Opinion

Allison Morris: DUP happy to play footsie with the UDA

Allison Morris
Allison Morris Allison Morris

When Arlene Foster referred to Irish language speakers as feeding a 'crocodile', she was in full election mode, appealing to the unionist hardline she believes will once again return the DUP as the largest party.

With Martin McGuinness now out of the picture politically, the DUP need a new scare tactic and painting the equality agenda as the enemy of unionism seems as good a replacement for the Bogside republican as any.

By putting a clean pair of hands in the form of Michelle O'Neill in a leadership role Sinn Féin have made it harder for unionism to constantly refer to the IRA's past when sham fighting with their former coalition partners.

And sham fighting it is, for while we are most certainly looking at a protracted period of negotiations, it also seems inevitable that the DUP and Sinn Féin will be have to once again form a government, with the alternative being some form of direct rule.

The past relationship between Sinn Féin and the IRA has fuelled many a unionist speech over the years.

So that makes all the more puzzling the very public love in between the DUP and members of the UDA.

Unionism has always flirted in the shadows with loyalist paramilitaries, but at no time in our recent history has that relationship been so transparently obvious as it is now.

When Paul Givan showed up at a Shankill Road community office the day after the BBC Spotlight programme referred to the building as 'UDA headquarters' he was sending out a very clear message.

There are people within loyalism who have genuinely worked hard and sought to transform their areas, delivering ceasefires would have been impossible without genuine and progressive leadership.

This positive transformation work cannot be dismissed but must also been taken in the context of what that organisation has now become, which is a series of locally controlled fiefdoms.

The federal UDA middle-management and Inner Council leadership appears split three ways between those who hanker after the 'good old days' when crime was an acceptable side-earner, those who genuinely are working towards positive transformation and then those who combine the two and have made a career out of milking the peace process for every penny they can get their hands on.

They see the relationship with the DUP as a cash cow to be lobbied in order to secure funding, some of which goes towards genuine community work and some that goes to keep the 'big men' in fancy suits and holiday homes on the Costa Blanca.

The DUP have been only too happy to play footsie with the UDA.

They recognise the value in having an established community base to tap into, with access to 'volunteers' who will erect posters, distribute leaflets and cajole the community to come out and vote DUP.

The UDA, in return, don't seem to have any free political thought of their own and instead have thrown their full weight behind the DUP.

In other words they will leave the politics to the DUP, and the DUP will leave the 'community work' to the UDA.

This relationship stands in stark contrast to the DUP stance against what Ian Paisley described as 'Sinn Féin/IRA'.
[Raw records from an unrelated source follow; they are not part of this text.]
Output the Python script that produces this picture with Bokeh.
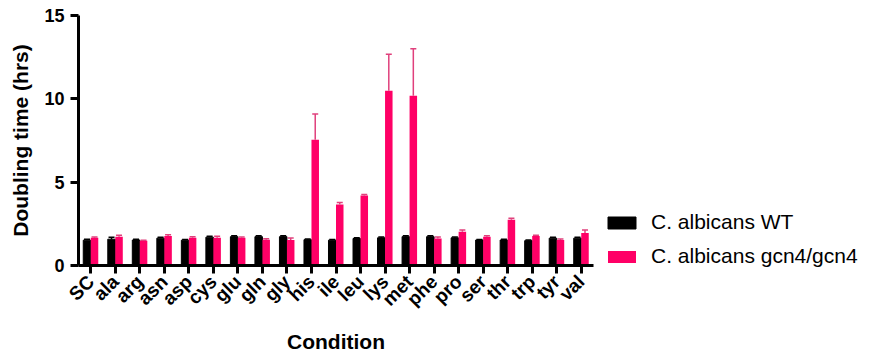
from math import pi

from bokeh.core.properties import value
from bokeh.embed import file_html
from bokeh.models import (ColumnDataSource, FactorRange, FixedTicker, Legend,
                          LegendItem, Range1d, TeeHead, Whisker)
from bokeh.plotting import figure
from bokeh.resources import INLINE
from bokeh.transform import dodge

# Doubling time per amino-acid condition (mean and SD, hours)
conditions = ["SC", "ala", "arg", "asn", "asp", "cys", "glu", "gln", "gly", "his",
              "ile", "leu", "lys", "met", "phe", "pro", "ser", "thr", "trp", "tyr", "val"]
wt_mean = [1.52, 1.58, 1.53, 1.64, 1.52, 1.70, 1.73, 1.73, 1.73, 1.55,
           1.52, 1.62, 1.66, 1.73, 1.73, 1.66, 1.53, 1.53, 1.49, 1.64, 1.64]
wt_sd = [0.06, 0.12, 0.05, 0.06, 0.04, 0.05, 0.06, 0.06, 0.05, 0.04,
         0.04, 0.05, 0.05, 0.05, 0.05, 0.05, 0.03, 0.05, 0.04, 0.06, 0.06]
gcn4_mean = [1.67, 1.73, 1.49, 1.77, 1.67, 1.66, 1.66, 1.55, 1.53, 7.55,
             3.66, 4.20, 10.49, 10.19, 1.62, 2.03, 1.73, 2.74, 1.77, 1.53, 1.95]
gcn4_sd = [0.04, 0.08, 0.03, 0.08, 0.05, 0.10, 0.05, 0.06, 0.12, 1.54,
           0.12, 0.06, 2.19, 2.81, 0.09, 0.10, 0.06, 0.10, 0.05, 0.06, 0.18]
y_ticks = [0, 5, 10, 15]
series_names = ["C. albicans WT", "C. albicans gcn4/gcn4"]

WT_COLOR = "#000000"
GCN4_COLOR = "#FF0066"
GCN4_ERR_COLOR = "#E0407C"
FONT = "Liberation Sans"

src = ColumnDataSource(dict(
    cond=conditions,
    wt=wt_mean,
    wt_up=[m + s for m, s in zip(wt_mean, wt_sd)],
    gcn4=gcn4_mean,
    gcn4_up=[m + s for m, s in zip(gcn4_mean, gcn4_sd)],
))

p = figure(
    x_range=FactorRange(*conditions, range_padding=0),
    y_range=Range1d(0, 15),
    frame_width=515, frame_height=250,
    min_border_left=78, min_border_right=281,
    min_border_top=15, min_border_bottom=90,
    output_backend="svg", toolbar_location=None,
)

offset = 0.153
bar_w = 0.306

wt_bars = p.vbar(x=dodge("cond", -offset, range=p.x_range), top="wt", width=bar_w,
                 source=src, fill_color=WT_COLOR, line_color=WT_COLOR)
gcn4_bars = p.vbar(x=dodge("cond", offset, range=p.x_range), top="gcn4", width=bar_w,
                   source=src, fill_color=GCN4_COLOR, line_color=None)

# upper error bars (mean + SD)
for base_off, lo, hi, col in [(-offset, "wt", "wt_up", WT_COLOR),
                              (offset, "gcn4", "gcn4_up", GCN4_ERR_COLOR)]:
    w = Whisker(source=src, base=dodge("cond", base_off, range=p.x_range),
                lower=lo, upper=hi, dimension="height",
                line_color=col, line_width=1.5,
                upper_head=TeeHead(size=6, line_color=col, line_width=1.5),
                lower_head=None, level="overlay")
    p.add_layout(w)

# axes
for ax in (p.xaxis, p.yaxis):
    ax.axis_line_width = 3
    ax.axis_line_color = "black"
    ax.major_tick_line_width = 3
    ax.major_tick_out = 8
    ax.major_tick_in = 0
    ax.minor_tick_line_color = None
    ax.major_label_text_font = FONT
    ax.major_label_text_font_style = "bold"
    ax.major_label_text_color = "black"
    ax.axis_label_text_font = FONT
    ax.axis_label_text_font_style = "bold"
    ax.axis_label_text_color = "black"

p.yaxis.ticker = FixedTicker(ticks=y_ticks)
p.yaxis.major_label_text_font_size = "18px"
p.yaxis.major_label_standoff = 6
p.yaxis.axis_label = "Doubling time (hrs)"
p.yaxis.axis_label_text_font_size = "21px"
p.yaxis.axis_label_standoff = 9

p.xaxis.major_label_orientation = pi / 4
p.xaxis.major_label_text_font_size = "19px"
p.xaxis.major_label_standoff = 5
p.xaxis.axis_label = "Condition"
p.xaxis.axis_label_text_font_size = "21px"
p.xaxis.axis_label_standoff = 10

p.grid.visible = False
p.outline_line_color = None

legend = Legend(
    items=[LegendItem(label=value(series_names[0]), renderers=[wt_bars]),
           LegendItem(label=value(series_names[1]), renderers=[gcn4_bars])],
    location=(11, -3),
    glyph_width=35, glyph_height=15,
    label_text_font=FONT, label_text_font_size="21px", label_text_color="black",
    label_standoff=12, label_height=20,
    spacing=10, padding=0, margin=11,
    border_line_color=None, background_fill_alpha=0,
)
p.add_layout(legend, "right")

open("out.html", "w").write(file_html(p, INLINE))
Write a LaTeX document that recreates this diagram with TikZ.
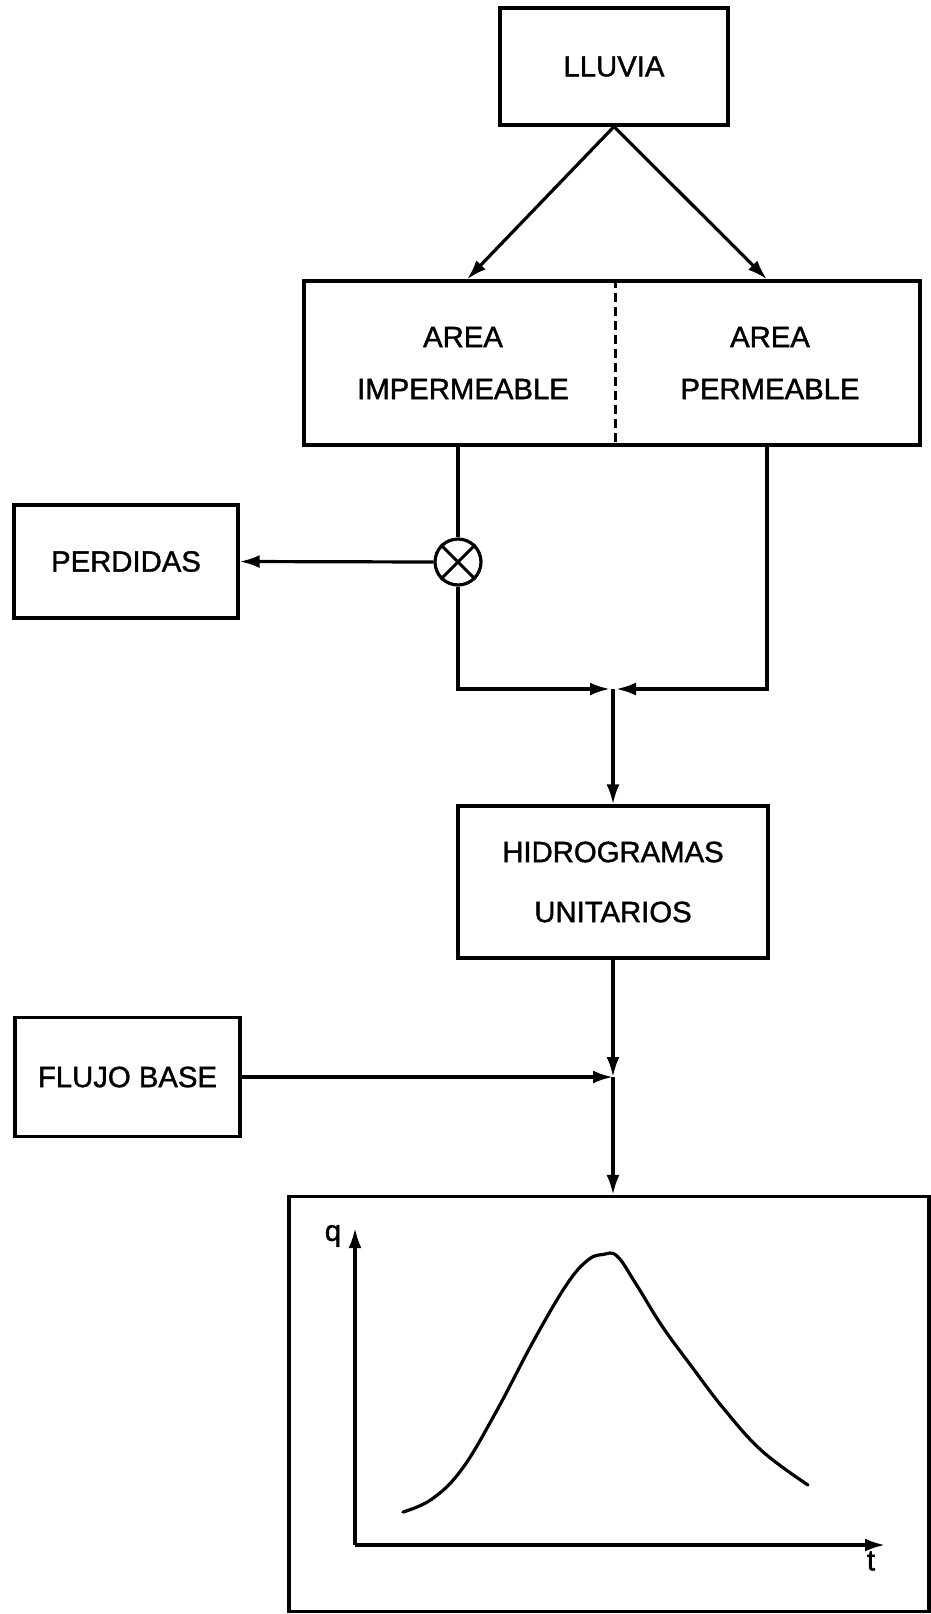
\documentclass[tikz,border=0pt]{standalone}
\usepackage{fontspec}
\setmainfont{Liberation Sans}
\newfontfamily\lettering[FakeBold=1.3]{Liberation Sans}
\usetikzlibrary{arrows.meta}
\begin{document}
\begin{tikzpicture}[x=1pt,y=-1pt,
  line width=3.2pt,
  box/.style={draw, rectangle, inner sep=0pt, align=center, font=\lettering\fontsize{29.3}{52}\selectfont},
  lbl/.style={inner sep=0pt, align=center, font=\lettering\fontsize{29.3}{52}\selectfont},
  arr/.style={-{Latex[length=20pt,width=13pt]}},
  sumnode/.style={draw, circle, minimum size=46pt, inner sep=0pt}
]
\useasboundingbox (0,0) rectangle (931,1614);
\fill[white] (0,0) rectangle (931,1614);

% boxes
\node[box, minimum width=228pt, minimum height=117pt] (lluvia) at (614,66.5) {LLUVIA};
\node[box, minimum width=616pt, minimum height=164pt] (area) at (612,363) {};
\node[lbl] (imp) at (463,363) {AREA\\IMPERMEABLE};
\node[lbl] (perm) at (770,363) {AREA\\PERMEABLE};
\draw[line width=3pt, dash pattern=on 9pt off 5pt] (area.north -| 615,0) -- (area.south -| 615,0);
\node[box, minimum width=224pt, minimum height=113pt] (perd) at (126,561.5) {PERDIDAS};
\node[sumnode] (cx) at (458,562) {};
\draw[line width=3pt] (cx.north east) -- (cx.south west) (cx.north west) -- (cx.south east);
\node[box, minimum width=310pt, minimum height=152pt] (hidro) at (613,882) {HIDROGRAMAS\\[8pt]UNITARIOS};
\node[box, minimum width=225pt, minimum height=119pt] (flujo) at (127.5,1077) {FLUJO BASE};
\node[draw, rectangle, minimum width=640pt, minimum height=415pt, inner sep=0pt] (graph) at (609,1404) {};

% junction coordinates
\coordinate (jl) at (610,689);
\coordinate (jr) at (616,689);
\coordinate (j1) at (613,689);
\coordinate (j2) at (613,1077);

% connectors
\draw[arr] (lluvia.south) -- (area.north -| 467,0);
\draw[arr] (lluvia.south) -- (area.north -| 767,0);
\draw (area.south -| cx.north) -- (cx.north);
\draw[arr] (cx.west) -- (perd.east);
\draw[arr] (cx.south) |- (jl);
\draw[arr] (area.south -| 767,0) |- (jr);
\draw[arr] (j1) -- (hidro.north -| j1);
\draw[arr] (hidro.south -| j2) -- (j2);
\draw[arr] (flujo.east) -- (j2);
\draw[arr] (j2) -- (graph.north -| j2);

% graph
\coordinate (o) at (355,1545);
\coordinate (ytop) at (355,1228);
\coordinate (xend) at (885,1545);
\draw[arr, line width=3.2pt] (o) -- (ytop);
\draw[arr, line width=3.2pt] (o) -- (xend);
\node[lbl] (qlab) at (333,1236) {q};
\node[lbl] (tlab) at (871,1561) {t};
\draw[line width=3.2pt, line cap=round] plot[smooth, tension=0.65] coordinates {
 (403,1512) (432,1499) (462,1469) (496,1412) (534,1340) (567,1284)
 (588,1260) (603,1254.5) (617,1256) (636,1284) (662,1326) (692,1367)
 (724,1409) (762,1451) (808,1485)};
\end{tikzpicture}
\end{document}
Many traditional DUP voters, those who voted for the party of 'law and order', must raise eyebrows at this DUP-UDA marriage of convenience.

Similarly many grassroots loyalists are equally appalled at being portrayed as the DUP's lapdogs.

Communities that were left abandoned by politics for many years, who were used by both big house unionism and the British state and then casually kicked to the side by both when they were no longer of any use.

Communities with poor housing, high unemployment, poor educational achievement, you would think would be appalled at the financial waste and squander associated with the modern DUP.

A handful of men moving their way into well paid positions on the board and steering group of any quango and funding racket going, is hardly compensation for decades of political neglect and absentee leadership.

The Social Investment Fund shone a light on the cosy relationships, some loyalists were shocked to find out the apparent favouritism being displayed towards UDA-linked groups by the DUP and the money being paid to some while others struggle to make ends meet

Is this relationship really going to encourage paramilitaries leave the stage?

Loyalist extremists are still active in many areas forcing people from their homes, extorting business and just this week it was revealed sending a bullet in the post to the SDLP's Nichola Mallon for daring to ask questions about funding allocation.

While this practice of funding paramilitary linked groups continues there is no chance of those organisations disbanding for why would they?

Like the hungry crocodile, feed it and it will keep coming back for more.